→ Stored data:
>> Begin

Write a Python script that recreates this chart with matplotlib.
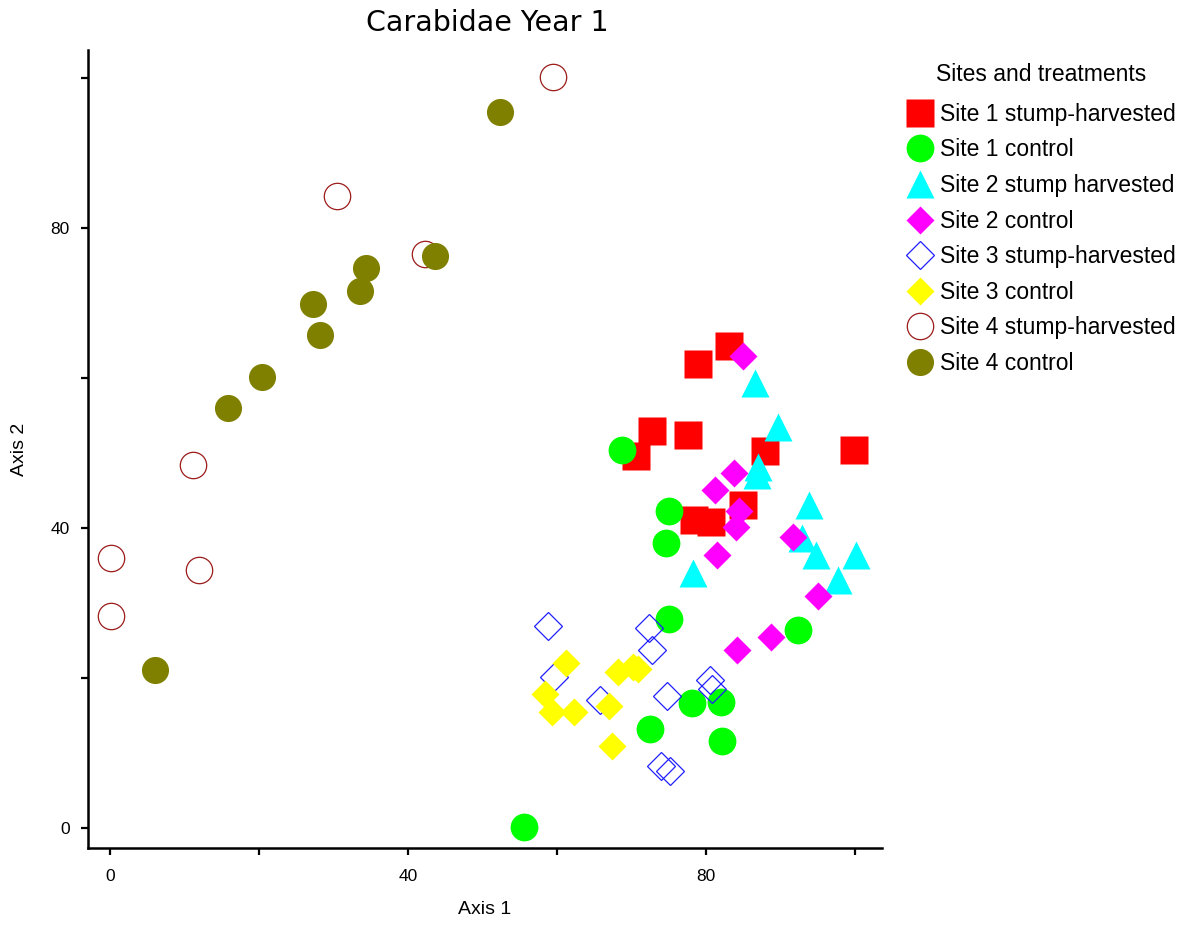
import matplotlib
matplotlib.use("Agg")
import matplotlib.pyplot as plt

plt.rcParams['font.family'] = ['Liberation Sans', 'DejaVu Sans']

# ---- data ----
title = "Carabidae Year 1"
xlabel = "Axis 1"
ylabel = "Axis 2"
legend_title = "Sites and treatments"
tick_values = [0, 20, 40, 60, 80, 100]
tick_labels = ['0', '', '40', '', '80', '']

names = ["Site 1 stump-harvested", "Site 1 control", "Site 2 stump harvested",
         "Site 2 control", "Site 3 stump-harvested", "Site 3 control",
         "Site 4 stump-harvested", "Site 4 control"]

s1h_x = [83.1, 78.9, 72.7, 70.6, 77.6, 87.9, 99.9, 84.9, 78.4, 80.6]
s1h_y = [64.3, 61.9, 52.9, 49.6, 52.4, 50.2, 50.4, 43.1, 41.0, 40.8]

s1c_x = [68.7, 75.0, 74.6, 75.0, 92.3, 78.1, 82.0, 72.5, 82.1, 55.5]
s1c_y = [50.4, 42.2, 38.0, 27.9, 26.4, 16.7, 16.8, 13.2, 11.6, 0.1]

s2h_x = [86.6, 89.7, 86.9, 86.8, 93.8, 92.8, 94.8, 100.1, 97.7, 78.2]
s2h_y = [59.3, 53.4, 48.1, 47.1, 43.0, 38.7, 36.4, 36.4, 33.0, 34.0]

s2c_x = [85.0, 83.8, 81.2, 84.4, 84.0, 81.4, 91.6, 95.0, 84.2, 88.7]
s2c_y = [62.9, 47.3, 45.1, 42.3, 40.1, 36.4, 38.8, 30.9, 23.7, 25.5]

s3h_x = [58.8, 72.3, 72.8, 59.6, 65.7, 74.8, 80.5, 80.8, 74.0, 75.2]
s3h_y = [26.9, 26.6, 23.7, 20.1, 17.1, 17.6, 19.7, 18.5, 8.3, 7.6]

s3c_x = [61.2, 68.2, 70.2, 70.8, 58.4, 59.3, 62.3, 67.0, 67.4]
s3c_y = [22.0, 20.8, 21.4, 21.2, 17.9, 15.5, 15.5, 16.2, 10.9]

s4h_x = [59.5, 30.5, 42.3, 11.2, 0.1, 11.9, 0.1]
s4h_y = [100.1, 84.2, 76.5, 48.4, 36.0, 34.4, 28.3]

s4c_x = [52.3, 43.6, 34.3, 33.5, 27.2, 28.2, 20.4, 15.8, 6.0]
s4c_y = [95.5, 76.3, 74.6, 71.6, 69.9, 65.7, 60.1, 56.0, 21.1]

series = [(s1h_x, s1h_y), (s1c_x, s1c_y), (s2h_x, s2h_y), (s2c_x, s2c_y),
          (s3h_x, s3h_y), (s3c_x, s3c_y), (s4h_x, s4h_y), (s4c_x, s4c_y)]

# ---- styles ----
styles = [
    dict(marker='s', ms=20, mfc='#FF0000', mec='none'),
    dict(marker='o', ms=20, mfc='#00FF00', mec='none'),
    dict(marker='^', ms=20, mfc='#00FFFF', mec='none'),
    dict(marker='D', ms=14.7, mfc='#FF00FF', mec='none'),
    dict(marker='D', ms=14.2, mfc='none', mec='#2020FF', mew=0.9),
    dict(marker='D', ms=14.7, mfc='#FFFF00', mec='none'),
    dict(marker='o', ms=19, mfc='none', mec='#9B1B1B', mew=0.9),
    dict(marker='o', ms=19.5, mfc='#808000', mec='none'),
]

W, H = 1189, 927
fig = plt.figure(figsize=(W / 100, H / 100), dpi=100)
ax = fig.add_axes([88 / W, 1 - 848 / H, (882 - 88) / W, (848 - 50) / H])

for (xs, ys), name, st in zip(series, names, styles):
    ax.plot(xs, ys, linestyle='none', label=name, **st)

ax.set_xlim(-2.95, 103.6)
ax.set_ylim(-2.67, 103.7)

for side in ['top', 'right']:
    ax.spines[side].set_visible(False)
for side in ['left', 'bottom']:
    ax.spines[side].set_linewidth(1.8)
    ax.spines[side].set_color('black')

ax.set_xticks(tick_values)
ax.set_xticklabels(tick_labels)
ax.set_yticks(tick_values)
ax.set_yticklabels(tick_labels)
ax.tick_params(axis='both', direction='out', length=5, width=1.6, colors='black',
               labelsize=12.5)
ax.tick_params(axis='x', pad=10)
ax.tick_params(axis='y', pad=8)

ax.set_xlabel(xlabel, fontsize=14, va='center')
ax.xaxis.set_label_coords(0.5, -62 / 798)
ax.set_ylabel(ylabel, fontsize=14, va='center')
ax.yaxis.set_label_coords(-68 / 794, 0.5)

fig.text(487 / W, 1 - 23 / H, title, ha='center', va='center', fontsize=20.5,
         family='DejaVu Sans')

leg = ax.legend(loc='upper left', bbox_to_anchor=(906 / W, 1 - 63 / H),
                bbox_transform=fig.transFigure, frameon=False, fontsize=16.5,
                title=legend_title, title_fontsize=16.5, handlelength=1.25,
                handletextpad=0.25, labelspacing=0.55, borderpad=0,
                borderaxespad=0, numpoints=1)
leg._legend_box.sep = 0.55 * 16.5 + 3.0

fig.savefig('out.png', dpi=100)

>> End

→ Task brief: With all pictures left out, please transcribe exactly the lines from the start of the material through the line with "(s3h_x, s3h_y), (s3c_x, s3c_y), (s4h_x, s4h_y), (s4c_x, s4c_y)]".

→ Answer to the problem:
Write a Python script that recreates this chart with matplotlib.
import matplotlib
matplotlib.use("Agg")
import matplotlib.pyplot as plt

plt.rcParams['font.family'] = ['Liberation Sans', 'DejaVu Sans']

# ---- data ----
title = "Carabidae Year 1"
xlabel = "Axis 1"
ylabel = "Axis 2"
legend_title = "Sites and treatments"
tick_values = [0, 20, 40, 60, 80, 100]
tick_labels = ['0', '', '40', '', '80', '']

names = ["Site 1 stump-harvested", "Site 1 control", "Site 2 stump harvested",
         "Site 2 control", "Site 3 stump-harvested", "Site 3 control",
         "Site 4 stump-harvested", "Site 4 control"]

s1h_x = [83.1, 78.9, 72.7, 70.6, 77.6, 87.9, 99.9, 84.9, 78.4, 80.6]
s1h_y = [64.3, 61.9, 52.9, 49.6, 52.4, 50.2, 50.4, 43.1, 41.0, 40.8]

s1c_x = [68.7, 75.0, 74.6, 75.0, 92.3, 78.1, 82.0, 72.5, 82.1, 55.5]
s1c_y = [50.4, 42.2, 38.0, 27.9, 26.4, 16.7, 16.8, 13.2, 11.6, 0.1]

s2h_x = [86.6, 89.7, 86.9, 86.8, 93.8, 92.8, 94.8, 100.1, 97.7, 78.2]
s2h_y = [59.3, 53.4, 48.1, 47.1, 43.0, 38.7, 36.4, 36.4, 33.0, 34.0]

s2c_x = [85.0, 83.8, 81.2, 84.4, 84.0, 81.4, 91.6, 95.0, 84.2, 88.7]
s2c_y = [62.9, 47.3, 45.1, 42.3, 40.1, 36.4, 38.8, 30.9, 23.7, 25.5]

s3h_x = [58.8, 72.3, 72.8, 59.6, 65.7, 74.8, 80.5, 80.8, 74.0, 75.2]
s3h_y = [26.9, 26.6, 23.7, 20.1, 17.1, 17.6, 19.7, 18.5, 8.3, 7.6]

s3c_x = [61.2, 68.2, 70.2, 70.8, 58.4, 59.3, 62.3, 67.0, 67.4]
s3c_y = [22.0, 20.8, 21.4, 21.2, 17.9, 15.5, 15.5, 16.2, 10.9]

s4h_x = [59.5, 30.5, 42.3, 11.2, 0.1, 11.9, 0.1]
s4h_y = [100.1, 84.2, 76.5, 48.4, 36.0, 34.4, 28.3]

s4c_x = [52.3, 43.6, 34.3, 33.5, 27.2, 28.2, 20.4, 15.8, 6.0]
s4c_y = [95.5, 76.3, 74.6, 71.6, 69.9, 65.7, 60.1, 56.0, 21.1]

series = [(s1h_x, s1h_y), (s1c_x, s1c_y), (s2h_x, s2h_y), (s2c_x, s2c_y),
          (s3h_x, s3h_y), (s3c_x, s3c_y), (s4h_x, s4h_y), (s4c_x, s4c_y)]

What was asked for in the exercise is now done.